February 6, 2015 - 19:13
Walking to the site, I inevitably made too much noise. I didn't have the padding of snow to quiet my steps, so the crunch of sneakers on underbrush and synthetic fabric rubbing together must have alerted everything living around me that I was there. I tried to make the short venture quickly to not attract too much attention—from humans or birds or rabbits or whomever else lives near these woods.
I felt the chill of February through my gloves. Leaves, the brown shells that still clung to the trees, clattered their collaborative song in the breeze. The wind pressed in, and for a moment I was at the bottom of an ocean, looking up, listening to waves of wind and woods pull back and sweep through. Above, a canopy of naked twigs became seaweed, wind-waves crashing just above the treetops while the woods moved with the motion. All was breathing deeply and slowly. Inhale, steady, shiver, exhale, rattle, rock, calm. I noticed how big the sky looked and how fast the clouds were moving beyond the branches.
In the moments between wind-waves, a few wrens and sparrows talked from tree to tree, perhaps to themselves, and a far away squirrel cut through their conversation with loud agitated screams.
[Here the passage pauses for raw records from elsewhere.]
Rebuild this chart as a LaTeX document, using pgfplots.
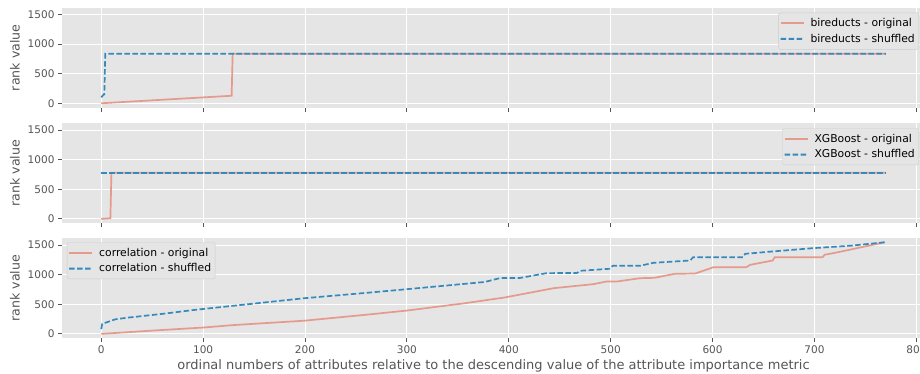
\documentclass[border=0pt]{standalone}
\usepackage{pgfplots}
\pgfplotsset{compat=1.18}
\usepackage{fontspec}
\setmainfont{DejaVu Sans}
\definecolor{bg}{HTML}{E5E5E5}
\definecolor{orig}{HTML}{E49A8D}
\definecolor{shuf}{HTML}{348ABD}
\definecolor{tickc}{HTML}{555555}
\definecolor{legedge}{HTML}{CCCCCC}
\pgfplotsset{
  panel/.style={
    scale only axis, width=863pt, height=100pt,
    xmin=-38.5, xmax=808.5, ymin=-75, ymax=1615,
    xtick={0,100,...,800}, ytick={0,500,1000,1500},
    axis background/.style={fill=bg},
    axis line style={draw=none},
    grid=major, major grid style={white, line width=0.9pt},
    tick align=outside, xtick pos=left, ytick pos=left,
    major tick length=4pt, every tick/.style={tickc, line width=0.8pt},
    tick label style={font=\fontsize{10.5}{12}\selectfont, text=tickc},
    /pgf/number format/assume math mode=true,
    /pgf/number format/1000 sep={},
    ylabel={rank value},
    every axis y label/.style={at={(axis description cs:0,0.5)}, xshift=-47pt, rotate=90, anchor=center,
      font=\fontsize{12.6}{14}\selectfont, text=tickc},
    legend cell align=left,
    legend style={fill=bg, draw=legedge, rounded corners=2pt,
      font=\fontsize{10.8}{12}\selectfont, inner xsep=2pt, inner ysep=3.5pt, row sep=2pt,
      nodes={inner sep=2pt},
      /tikz/every odd column/.append style={column sep=5pt}},
    ostyle/.style={color=orig, line width=1.7pt,
      legend image code/.code={\path[fill=orig, draw=none, sharp corners] (0pt,-1pt) rectangle (23pt,1pt);}},
    sstyle/.style={color=shuf, line width=1.7pt, dash pattern=on 5.5pt off 2.5pt,
      legend image code/.code={\path[fill=shuf, draw=none, sharp corners] (0pt,-1pt) rectangle (5.5pt,1pt)
        (8pt,-1pt) rectangle (13.5pt,1pt) (16pt,-1pt) rectangle (21.5pt,1pt);}},
  }
}
\begin{document}
\begin{tikzpicture}
\path[use as bounding box] (0pt,0pt) rectangle (920pt,373pt);
\clip (0pt,0pt) rectangle (920pt,373pt);
% Panel 1: bireducts
\begin{axis}[panel, at={(62pt,265.3pt)}, anchor=south west, xticklabels={},
  legend style={at={(1,1)}, anchor=north east, xshift=-6pt, yshift=-5pt}]
\addplot[ostyle] coordinates {(0,0) (128,127) (129,838) (770,838)};
\addlegendentry{bireducts - original}
\addplot[sstyle] coordinates {(0,100) (2,140) (3,150) (4,838) (770,838)};
\addlegendentry{bireducts - shuffled}
\end{axis}
% Panel 2: XGBoost
\begin{axis}[panel, at={(62pt,149.7pt)}, anchor=south west, xticklabels={},
  legend style={at={(1,1)}, anchor=north east, xshift=-6pt, yshift=-5pt}]
\addplot[ostyle] coordinates {(0,0) (9,10) (10,779) (770,779)};
\addlegendentry{XGBoost - original}
\addplot[sstyle] coordinates {(0,779) (770,779)};
\addlegendentry{XGBoost - shuffled}
\end{axis}
% Panel 3: correlation
\begin{axis}[panel, at={(62pt,34.7pt)}, anchor=south west,
  xlabel={ordinal numbers of attributes relative to the descending value of the attribute importance metric},
  every axis x label/.style={at={(axis description cs:0.5,0)}, yshift=-31pt, anchor=base,
      font=\fontsize{13}{15}\selectfont, text=tickc},
  legend style={at={(0,1)}, anchor=north west, xshift=5pt, yshift=-4pt}]
\addplot[ostyle] coordinates {
(0,0) (50,55) (100,107) (131,150) (199,222) (264,330) (300,394) (357,518)
(396,615) (444,772) (483,840) (496,885) (506,885) (529,941) (543,947)
(563,1015) (583,1020) (601,1127) (633,1127) (637,1167) (659,1240) (661,1296)
(708,1296) (710,1337) (722,1376) (769,1548)};
\addlegendentry{correlation - original}
\addplot[sstyle] coordinates {
(0,80) (1,169) (14,247) (27,276) (60,338) (92,406) (132,479) (199,602)
(264,699) (300,755) (374,873) (377,880) (392,945) (411,945) (437,1026)
(467,1030) (470,1066) (499,1100) (502,1151) (529,1151) (542,1201) (578,1240)
(581,1296) (630,1296) (632,1353) (659,1393) (699,1449) (735,1489) (769,1548)};
\addlegendentry{correlation - shuffled}
\end{axis}
\end{tikzpicture}
\end{document}
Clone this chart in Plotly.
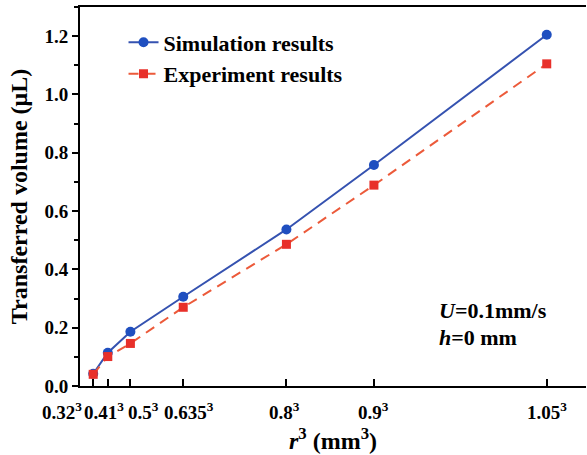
import plotly.graph_objects as go

r_values = [0.32, 0.41, 0.5, 0.635, 0.8, 0.9, 1.05]
tick_labels = ["0.32<sup>3</sup>", "0.41<sup>3</sup>", "0.5<sup>3</sup>", "0.635<sup>3</sup>",
               "0.8<sup>3</sup>", "0.9<sup>3</sup>", "1.05<sup>3</sup>"]
simulation = [0.042, 0.114, 0.186, 0.306, 0.537, 0.758, 1.205]
experiment = [0.040, 0.101, 0.146, 0.270, 0.486, 0.689, 1.105]
y_ticks = [0.0, 0.2, 0.4, 0.6, 0.8, 1.0, 1.2]

# horizontal nudges for the crowded tick labels (style, in px)
label_shift = [-31, -4, 13, 6, -2, 0, 0]

x_vals = [r ** 3 for r in r_values]
FONT = "Liberation Serif"

fig = go.Figure()
fig.add_trace(go.Scatter(
    x=x_vals, y=simulation, mode="lines+markers", name="<b>Simulation results</b>",
    line=dict(color="#3552b0", width=2),
    marker=dict(symbol="circle", size=10, color="#1f4fc0"),
))
fig.add_trace(go.Scatter(
    x=x_vals, y=experiment, mode="lines+markers", name="<b>Experiment results</b>",
    line=dict(color="#ec5a3a", width=2, dash="10px,7px"),
    marker=dict(symbol="square", size=9, color="#e8302a"),
))

fig.update_layout(
    width=587, height=455,
    margin=dict(l=80, r=1, t=7, b=69),
    paper_bgcolor="white", plot_bgcolor="white",
    font=dict(family=FONT, color="black", size=15),
    showlegend=True,
    legend=dict(x=0.086, y=0.962, xanchor="left", yanchor="top",
                font=dict(family=FONT, size=22, color="black"),
                bgcolor="rgba(0,0,0,0)", tracegroupgap=0),
    xaxis=dict(
        range=[0, 1.255], tickvals=x_vals, showticklabels=False,
        ticks="inside", ticklen=7, tickwidth=2, tickcolor="black",
        showline=True, linecolor="black", linewidth=2, mirror=True,
        showgrid=False, zeroline=False, automargin=False,
    ),
    yaxis=dict(
        range=[0, 1.3], tickvals=y_ticks,
        ticktext=[f"<b>{v:.1f}</b>" for v in y_ticks],
        ticks="outside", ticklen=6, tickwidth=2, tickcolor="black",
        minor=dict(dtick=0.1, ticks="outside", ticklen=4, tickwidth=1.5, tickcolor="black"),
        showline=True, linecolor="black", linewidth=2,
        showgrid=False, zeroline=False, automargin=False,
        tickfont=dict(family=FONT, size=19, color="black"),
        title=dict(text="<b>Transferred volume (μL)</b>",
                   font=dict(family=FONT, size=24, color="black"), standoff=10),
    ),
)

for xv, lab, sh in zip(x_vals, tick_labels, label_shift):
    fig.add_annotation(xref="x", yref="paper", x=xv, y=0, xanchor="center", yanchor="middle",
                       xshift=sh, yshift=-25, text=f"<b>{lab}</b>", showarrow=False,
                       font=dict(family=FONT, size=19, color="black"))

fig.add_annotation(xref="paper", yref="paper", x=0.5, y=0, xanchor="center", yanchor="middle",
                   yshift=-53, text="<b><i>r</i><sup>3</sup> (mm<sup>3</sup>)</b>", showarrow=False,
                   font=dict(family=FONT, size=24, color="black"))

fig.add_annotation(xref="paper", yref="paper", x=0.706, y=0.198, xanchor="left", yanchor="middle",
                   text="<b><i>U</i>=0.1mm/s</b>", showarrow=False,
                   font=dict(family=FONT, size=22, color="black"))
fig.add_annotation(xref="paper", yref="paper", x=0.706, y=0.129, xanchor="left", yanchor="middle",
                   text="<b><i>h</i>=0 mm</b>", showarrow=False,
                   font=dict(family=FONT, size=22, color="black"))

fig.write_html("out.html", config={"displayModeBar": False},
               post_script="document.body.style.margin='0';document.body.style.overflow='hidden';")
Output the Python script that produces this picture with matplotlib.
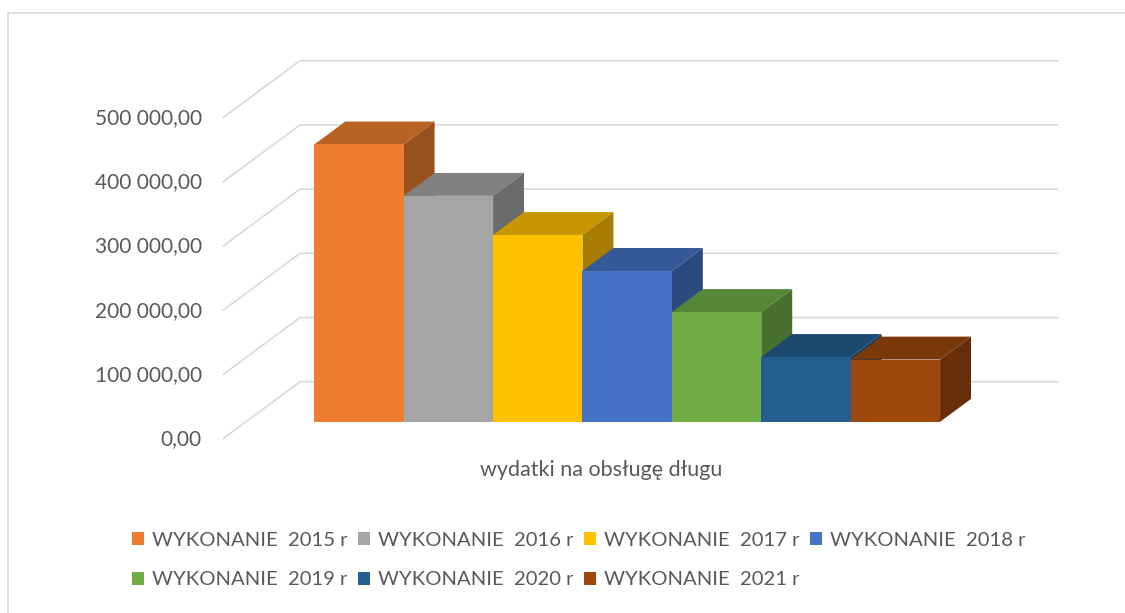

I listened for a while, not understanding what needed to be shouted across this land. Should I be more alert? Should I prick up my own ears and relay that alarm (if it was an alarm at all)? So much cold, grey, silent decomposition. Distant clouds still opened up here and there for a little more sunlight on golden-green ivy, and a little warmth for the solitary yelling squirrel who had stopped for the time being. Today, it felt like the woods—plants and birds and squirrels included—were in a half-hibernation, waiting for spring or maybe just a warmer, calmer day.